* Material supplied *
-.-.-
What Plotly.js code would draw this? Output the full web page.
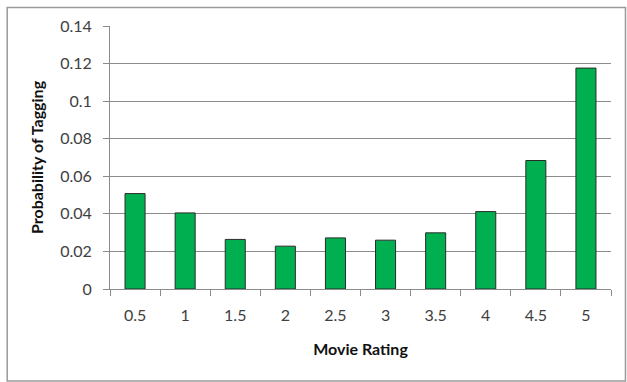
<!DOCTYPE html>
<html>
<head>
<meta charset="utf-8">
<script src="https://cdn.plot.ly/plotly-3.0.1.min.js"></script>
<style>
  html, body { margin: 0; padding: 0; background: #fff; }
  #chart { width: 627px; height: 382px; }
</style>
</head>
<body>
<div id="chart"></div>
<script>
// Movie rating categories and the probability that a rating comes with a tag
const ratings = ["0.5", "1", "1.5", "2", "2.5", "3", "3.5", "4", "4.5", "5"];
const tagProbability = [0.0508, 0.0405, 0.0264, 0.0228, 0.0272, 0.0260, 0.0299, 0.0412, 0.0684, 0.1176];
const yTicks = [0, 0.02, 0.04, 0.06, 0.08, 0.1, 0.12, 0.14];
const yTickText = ["0", "0.02", "0.04", "0.06", "0.08", "0.1", "0.12", "0.14"];

const font = "Lato, 'Open Sans', 'Liberation Sans', sans-serif";
const gray = "#8c8c8c";

const W = 627, H = 382;
const m = { l: 109.5, r: 15.5, t: 26, b: 93 };
const pw = W - m.l - m.r, ph = H - m.t - m.b;
// frame around the whole chart, in paper units
const px = v => (v - m.l) / pw;
const py = v => (H - m.b - v) / ph;

Plotly.newPlot("chart", [{
  type: "bar",
  x: ratings,
  y: tagProbability,
  marker: { color: "#00b050", line: { color: "#2b2b2b", width: 1 } },
  hoverinfo: "x+y"
}], {
  width: W, height: H,
  margin: m,
  paper_bgcolor: "#fff",
  plot_bgcolor: "#fff",
  bargap: 0.6,
  showlegend: false,
  font: { family: font, size: 16, color: "#404040" },
  xaxis: {
    type: "category",
    showline: true, linecolor: gray, linewidth: 1,
    ticks: "outside", tickson: "boundaries", ticklen: 6, tickcolor: gray,
    ticklabelstandoff: 12,
    showgrid: false,
    tickfont: { family: font, size: 16, color: "#404040" },
    title: { text: "<b>Movie Rating</b>", font: { family: font, size: 16, color: "#111" }, standoff: 20 },
    automargin: false
  },
  yaxis: {
    range: [0, 0.14],
    tickvals: yTicks, ticktext: yTickText,
    showline: true, linecolor: gray, linewidth: 1,
    ticks: "outside", ticklen: 6, tickcolor: gray,
    ticklabelstandoff: 8,
    showgrid: true, gridcolor: gray, gridwidth: 1,
    zeroline: false,
    tickfont: { family: font, size: 16, color: "#404040" },
    title: { text: "<b>Probability of Tagging</b>", font: { family: font, size: 16, color: "#111" }, standoff: 12 },
    automargin: false
  },
  shapes: [{
    type: "rect", xref: "paper", yref: "paper",
    x0: px(6.5), x1: px(626), y0: py(7.5), y1: py(381),
    line: { color: "#9a9a9a", width: 1.5 }, fillcolor: "rgba(0,0,0,0)", layer: "below"
  }]
}, { displayModeBar: false, staticPlot: true });
</script>
</body>
</html>
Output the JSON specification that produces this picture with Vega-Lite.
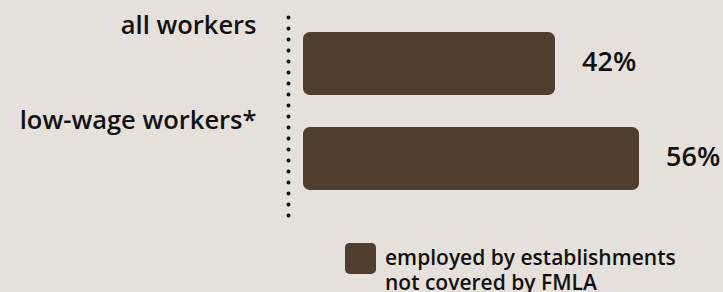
-.-.-
Drop the pictures and reproduce the rest of the entries above exactly.

* Task solution *
What Plotly.js code would draw this? Output the full web page.
<!DOCTYPE html>
<html>
<head>
<meta charset="utf-8">
<script src="https://cdn.plot.ly/plotly-3.0.1.min.js"></script>
<style>
  html, body { margin: 0; padding: 0; background: #fff; }
  #chart { width: 627px; height: 382px; }
</style>
</head>
<body>
<div id="chart"></div>
<script>
// Movie rating categories and the probability that a rating comes with a tag
const ratings = ["0.5", "1", "1.5", "2", "2.5", "3", "3.5", "4", "4.5", "5"];
const tagProbability = [0.0508, 0.0405, 0.0264, 0.0228, 0.0272, 0.0260, 0.0299, 0.0412, 0.0684, 0.1176];
const yTicks = [0, 0.02, 0.04, 0.06, 0.08, 0.1, 0.12, 0.14];
const yTickText = ["0", "0.02", "0.04", "0.06", "0.08", "0.1", "0.12", "0.14"];

const font = "Lato, 'Open Sans', 'Liberation Sans', sans-serif";
const gray = "#8c8c8c";

const W = 627, H = 382;
const m = { l: 109.5, r: 15.5, t: 26, b: 93 };
const pw = W - m.l - m.r, ph = H - m.t - m.b;
// frame around the whole chart, in paper units
const px = v => (v - m.l) / pw;
const py = v => (H - m.b - v) / ph;

Plotly.newPlot("chart", [{
  type: "bar",
  x: ratings,
  y: tagProbability,
  marker: { color: "#00b050", line: { color: "#2b2b2b", width: 1 } },
  hoverinfo: "x+y"
}], {
  width: W, height: H,
  margin: m,
  paper_bgcolor: "#fff",
  plot_bgcolor: "#fff",
  bargap: 0.6,
  showlegend: false,
  font: { family: font, size: 16, color: "#404040" },
  xaxis: {
    type: "category",
    showline: true, linecolor: gray, linewidth: 1,
    ticks: "outside", tickson: "boundaries", ticklen: 6, tickcolor: gray,
    ticklabelstandoff: 12,
    showgrid: false,
    tickfont: { family: font, size: 16, color: "#404040" },
    title: { text: "<b>Movie Rating</b>", font: { family: font, size: 16, color: "#111" }, standoff: 20 },
    automargin: false
  },
  yaxis: {
    range: [0, 0.14],
    tickvals: yTicks, ticktext: yTickText,
    showline: true, linecolor: gray, linewidth: 1,
    ticks: "outside", ticklen: 6, tickcolor: gray,
    ticklabelstandoff: 8,
    showgrid: true, gridcolor: gray, gridwidth: 1,
    zeroline: false,
    tickfont: { family: font, size: 16, color: "#404040" },
    title: { text: "<b>Probability of Tagging</b>", font: { family: font, size: 16, color: "#111" }, standoff: 12 },
    automargin: false
  },
  shapes: [{
    type: "rect", xref: "paper", yref: "paper",
    x0: px(6.5), x1: px(626), y0: py(7.5), y1: py(381),
    line: { color: "#9a9a9a", width: 1.5 }, fillcolor: "rgba(0,0,0,0)", layer: "below"
  }]
}, { displayModeBar: false, staticPlot: true });
</script>
</body>
</html>
Output the JSON specification that produces this picture with Vega-Lite.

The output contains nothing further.